> _Supplied data_

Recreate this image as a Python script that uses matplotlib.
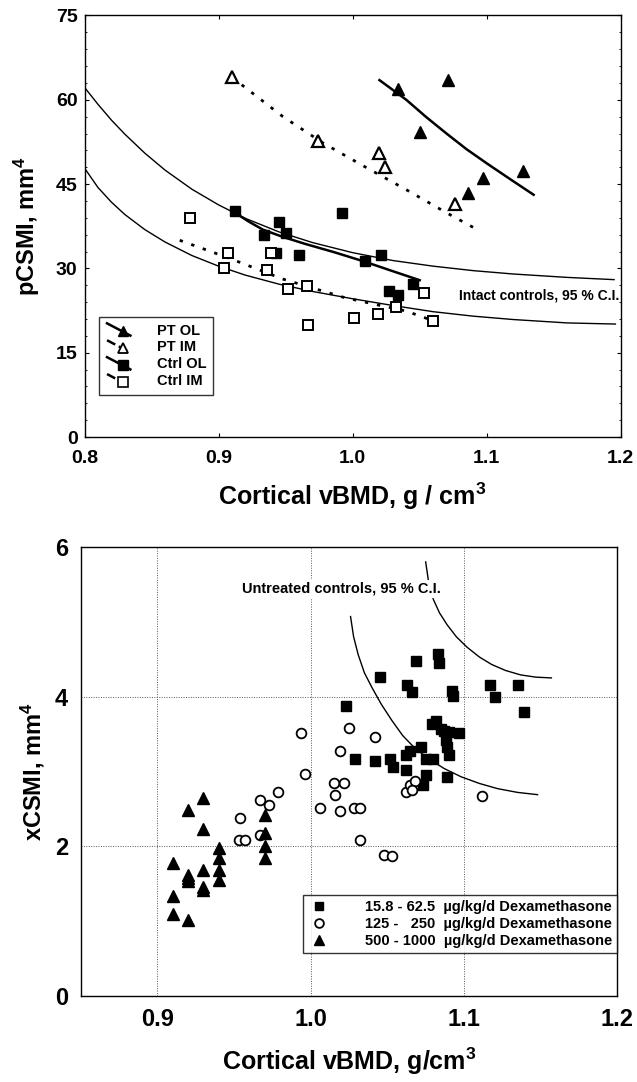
import matplotlib as mpl
mpl.use('Agg')
import matplotlib.pyplot as plt
from matplotlib.lines import Line2D
from matplotlib.legend_handler import HandlerBase

plt.rcParams['font.family'] = ['Liberation Sans', 'DejaVu Sans']
plt.rcParams['font.weight'] = 'bold'
plt.rcParams['mathtext.fontset'] = 'custom'
plt.rcParams['mathtext.rm'] = 'Liberation Sans:bold'
plt.rcParams['mathtext.bf'] = 'Liberation Sans:bold'
plt.rcParams['mathtext.default'] = 'regular'

# ---- top panel: pCSMI vs cortical vBMD ----
pt_ol_x = [1.034, 1.071, 1.050, 1.086, 1.097, 1.127]
pt_ol_y = [62.0, 63.5, 54.2, 43.4, 46.0, 47.3]
pt_im_x = [0.910, 0.974, 1.020, 1.024, 1.076]
pt_im_y = [64.1, 52.7, 50.5, 48.1, 41.5]
ctrl_ol_x = [0.912, 0.934, 0.945, 0.943, 0.950, 0.960, 0.992, 1.009, 1.021, 1.027, 1.034, 1.045]
ctrl_ol_y = [40.3, 35.9, 38.2, 32.7, 36.3, 32.3, 39.9, 31.3, 32.4, 25.9, 25.2, 27.3]
ctrl_im_x = [0.879, 0.907, 0.904, 0.939, 0.936, 0.952, 0.966, 0.967, 1.001, 1.019, 1.032, 1.053, 1.060]
ctrl_im_y = [39.0, 32.7, 30.1, 32.7, 29.8, 26.3, 26.9, 19.9, 21.1, 21.9, 23.2, 25.7, 20.7]

# regression lines
pt_ol_fit_x = [1.020, 1.040, 1.055, 1.070, 1.085, 1.100, 1.118, 1.135]
pt_ol_fit_y = [63.5, 60.0, 56.9, 54.0, 51.2, 48.7, 45.8, 43.1]
pt_im_fit_x = [0.910, 0.948, 0.978, 1.009, 1.040, 1.070, 1.093]
pt_im_fit_y = [64.0, 57.0, 52.3, 48.1, 44.0, 39.9, 36.9]
ctrl_ol_fit_x = [0.911, 0.922, 0.933, 0.948, 0.964, 0.986, 1.009, 1.030, 1.050]
ctrl_ol_fit_y = [40.1, 38.4, 36.9, 35.6, 34.4, 32.9, 31.2, 29.5, 27.9]
ctrl_im_fit_x = [0.871, 0.907, 0.948, 0.994, 1.040, 1.067]
ctrl_im_fit_y = [35.0, 31.9, 28.1, 24.8, 22.4, 20.1]

# intact controls 95 % CI
ci_up_x = [0.800, 0.810, 0.820, 0.830, 0.845, 0.860, 0.880, 0.900, 0.920, 0.945,
           0.970, 1.000, 1.030, 1.060, 1.090, 1.120, 1.160, 1.195]
ci_up_y = [62.2, 59.2, 56.4, 53.9, 50.5, 47.5, 44.1, 41.3, 38.9, 36.5,
           34.6, 32.8, 31.4, 30.4, 29.6, 29.0, 28.4, 28.0]
ci_lo_x = [0.801, 0.810, 0.820, 0.830, 0.845, 0.860, 0.880, 0.900, 0.920, 0.945,
           0.970, 1.000, 1.030, 1.060, 1.090, 1.120, 1.160, 1.196]
ci_lo_y = [47.5, 44.4, 41.8, 39.6, 36.9, 34.7, 32.3, 30.4, 28.8, 27.2,
           25.9, 24.6, 23.4, 22.3, 21.5, 20.9, 20.3, 20.1]

# ---- bottom panel: xCSMI vs cortical vBMD ----
low_x = [1.023, 1.029, 1.045, 1.069, 1.063, 1.066, 1.083, 1.084, 1.092, 1.093, 1.117, 1.120,
         1.135, 1.139, 1.042, 1.052, 1.054, 1.062, 1.062, 1.065, 1.072, 1.075, 1.080, 1.075,
         1.073, 1.079, 1.082, 1.085, 1.087, 1.090, 1.097, 1.088, 1.089, 1.090, 1.089]
low_y = [3.88, 3.17, 4.26, 4.48, 4.15, 4.06, 4.57, 4.45, 4.08, 4.01, 4.15, 4.00,
         4.15, 3.80, 3.14, 3.17, 3.06, 3.22, 3.02, 3.27, 3.33, 3.17, 3.17, 2.95,
         2.82, 3.63, 3.67, 3.57, 3.54, 3.53, 3.51, 3.42, 3.33, 3.22, 2.92]
mid_x = [0.994, 1.025, 1.042, 1.019, 0.996, 1.015, 1.022, 1.016, 1.006, 1.019, 1.028, 1.032,
         1.032, 1.048, 1.053, 0.979, 0.967, 0.973, 0.954, 0.953, 0.957, 0.967, 1.062, 1.065,
         1.068, 1.066, 1.112]
mid_y = [3.52, 3.58, 3.46, 3.28, 2.96, 2.85, 2.85, 2.68, 2.51, 2.47, 2.51, 2.51,
         2.09, 1.89, 1.87, 2.73, 2.62, 2.55, 2.38, 2.08, 2.08, 2.15, 2.73, 2.82,
         2.87, 2.75, 2.67]
high_x = [0.910, 0.910, 0.910, 0.920, 0.920, 0.920, 0.920, 0.920, 0.930, 0.930, 0.930,
          0.930, 0.930, 0.940, 0.940, 0.940, 0.940, 0.970, 0.970, 0.970, 0.970]
high_y = [1.78, 1.34, 1.09, 2.48, 1.62, 1.58, 1.53, 1.01, 2.65, 2.23, 1.68,
          1.46, 1.41, 1.98, 1.85, 1.68, 1.55, 2.42, 2.18, 2.00, 1.84]

# untreated controls 95 % CI
ci_in_x = [1.026, 1.028, 1.031, 1.035, 1.040, 1.046, 1.053, 1.060, 1.068, 1.077,
           1.087, 1.098, 1.110, 1.122, 1.135, 1.148]
ci_in_y = [5.07, 4.80, 4.56, 4.32, 4.12, 3.90, 3.68, 3.48, 3.31, 3.17,
           3.04, 2.93, 2.84, 2.77, 2.72, 2.69]
ci_out_x = [1.075, 1.077, 1.080, 1.084, 1.089, 1.095, 1.102, 1.110, 1.118, 1.127,
            1.137, 1.147, 1.157]
ci_out_y = [5.80, 5.52, 5.30, 5.12, 4.96, 4.80, 4.66, 4.53, 4.43, 4.35,
            4.29, 4.26, 4.25]

dex_labels = ['15.8 - 62.5  \u00b5g/kg/d Dexamethasone',
              '125 -   250  \u00b5g/kg/d Dexamethasone',
              '500 - 1000  \u00b5g/kg/d Dexamethasone']


class DiagHandler(HandlerBase):
    # legend key: sloping line ending in the marker, like the original
    def create_artists(self, legend, orig, xdescent, ydescent, width, height, fontsize, trans):
        x0 = -xdescent
        ln = Line2D([x0 + 0.05 * width, x0 + 0.85 * width], [height * 1.1, -0.1 * height],
                    color='k', lw=orig.get_linewidth(), linestyle=orig.get_linestyle())
        mk = Line2D([x0 + 0.6 * width], [0.35 * height], marker=orig.get_marker(),
                    ms=orig.get_markersize(), mfc=orig.get_markerfacecolor(),
                    mec='k', mew=orig.get_markeredgewidth(), ls='none')
        ln.set_transform(trans)
        mk.set_transform(trans)
        return [ln, mk]


fig = plt.figure(figsize=(6.37, 10.82), dpi=100)

ax1 = fig.add_axes([0.1327, 0.5961, 0.8418, 0.3896])
dots = (0, (1.2, 3.2))
ax1.plot(ci_up_x, ci_up_y, color='k', lw=1.0)
ax1.plot(ci_lo_x, ci_lo_y, color='k', lw=1.0)
ax1.plot(pt_ol_fit_x, pt_ol_fit_y, color='k', lw=1.8)
ax1.plot(pt_im_fit_x, pt_im_fit_y, color='k', lw=2.0, ls=dots)
ax1.plot(ctrl_ol_fit_x, ctrl_ol_fit_y, color='k', lw=1.8)
ax1.plot(ctrl_im_fit_x, ctrl_im_fit_y, color='k', lw=2.0, ls=dots)
ax1.plot(pt_ol_x, pt_ol_y, ls='none', marker='^', ms=9, mfc='k', mec='k')
ax1.plot(pt_im_x, pt_im_y, ls='none', marker='^', ms=8, mfc='white', mec='k', mew=1.6)
ax1.plot(ctrl_ol_x, ctrl_ol_y, ls='none', marker='s', ms=7.5, mfc='k', mec='k')
ax1.plot(ctrl_im_x, ctrl_im_y, ls='none', marker='s', ms=7, mfc='white', mec='k', mew=1.4)

ax1.text(1.079, 25.1, 'Intact controls, 95 % C.I.', fontsize=10, fontweight='bold',
         va='center', ha='left', clip_on=False)

h1 = [Line2D([], [], color='k', lw=1.8, marker='^', ms=7.5, mfc='k', mec='k'),
      Line2D([], [], color='k', lw=1.8, ls=(0, (1, 2.5)), marker='^', ms=7, mfc='white', mec='k', mew=1.3),
      Line2D([], [], color='k', lw=1.8, marker='s', ms=7, mfc='k', mec='k'),
      Line2D([], [], color='k', lw=1.8, ls=(0, (1, 2.5)), marker='s', ms=6.5, mfc='white', mec='k', mew=1.2)]
leg1 = ax1.legend(h1, ['PT OL', 'PT IM', 'Ctrl OL', 'Ctrl IM'], loc='lower left',
                  bbox_to_anchor=(0.027, 0.1), fontsize=10.5, frameon=True, fancybox=False,
                  edgecolor='k', handler_map={Line2D: DiagHandler()}, handlelength=2.0,
                  handletextpad=1.5, labelspacing=0.2, borderpad=0.45, borderaxespad=0)
leg1.get_frame().set_linewidth(1.0)

ax1.set_xlim(0.8, 1.2)
ax1.set_ylim(0, 75)
ax1.set_xticks([0.8, 0.9, 1.0, 1.1, 1.2])
ax1.set_xticklabels(['0.8', '0.9', '1.0', '1.1', '1.2'])
ax1.set_yticks([0, 15, 30, 45, 60, 75])
ax1.set_yticks(range(0, 76, 3), minor=True)
ax1.tick_params(axis='x', direction='in', length=3, width=0.8, top=True, labelsize=14, pad=9)
ax1.tick_params(axis='y', direction='in', length=3, width=0.8, right=True, labelsize=14, pad=5)
ax1.tick_params(which='minor', direction='in', length=1.5, width=0.6, right=True)
for lab in ax1.get_xticklabels() + ax1.get_yticklabels():
    lab.set_fontweight('bold')
ax1.set_xlabel('Cortical vBMD, g / cm$^3$', fontsize=18, fontweight='bold', labelpad=10)
ax1.set_ylabel('pCSMI, mm$^4$', fontsize=17, fontweight='bold', labelpad=10)
for s in ax1.spines.values():
    s.set_linewidth(1.0)

ax2 = fig.add_axes([0.1267, 0.0795, 0.8424, 0.415])
ax2.grid(True, color='0.35', ls=(0, (1, 1.5)), lw=0.7)
ax2.set_axisbelow(True)
ax2.plot(ci_in_x, ci_in_y, color='k', lw=1.0)
ax2.plot(ci_out_x, ci_out_y, color='k', lw=1.0)
ax2.plot(low_x, low_y, ls='none', marker='s', ms=7, mfc='k', mec='k', label=dex_labels[0])
ax2.plot(mid_x, mid_y, ls='none', marker='o', ms=7, mfc='white', mec='k', mew=1.3, label=dex_labels[1])
ax2.plot(high_x, high_y, ls='none', marker='^', ms=8, mfc='k', mec='k', label=dex_labels[2])
ax2.text(0.955, 5.44, 'Untreated controls, 95 % C.I.', fontsize=10.5, fontweight='bold',
         va='center', ha='left', zorder=5,
         bbox=dict(facecolor='white', edgecolor='none', pad=1.5))
leg2 = ax2.legend(loc='lower right', bbox_to_anchor=(1.0, 0.096), fontsize=10.5, frameon=True,
                  fancybox=False, edgecolor='k', handletextpad=2.4, handlelength=1.5,
                  labelspacing=0.2, borderpad=0.35, borderaxespad=0, markerscale=0.9)
leg2.get_frame().set_linewidth(1.0)

ax2.set_xlim(0.85, 1.2)
ax2.set_ylim(0, 6)
ax2.set_xticks([0.9, 1.0, 1.1, 1.2])
ax2.set_xticklabels(['0.9', '1.0', '1.1', '1.2'])
ax2.set_yticks([0, 2, 4, 6])
ax2.tick_params(length=0, labelsize=17, pad=9)
for lab in ax2.get_xticklabels() + ax2.get_yticklabels():
    lab.set_fontweight('bold')
ax2.set_xlabel('Cortical vBMD, g/cm$^3$', fontsize=18, fontweight='bold', labelpad=10)
ax2.set_ylabel('xCSMI, mm$^4$', fontsize=17, fontweight='bold', labelpad=6)
for s in ax2.spines.values():
    s.set_linewidth(1.0)

fig.savefig('out.png', dpi=100)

> _Description of the task_
Begin at the first line of the material and copy each line exactly through the one containing "from matplotlib.legend_handler import". Omit pictures.

> _The output_
Recreate this image as a Python script that uses matplotlib.
import matplotlib as mpl
mpl.use('Agg')
import matplotlib.pyplot as plt
from matplotlib.lines import Line2D
from matplotlib.legend_handler import HandlerBase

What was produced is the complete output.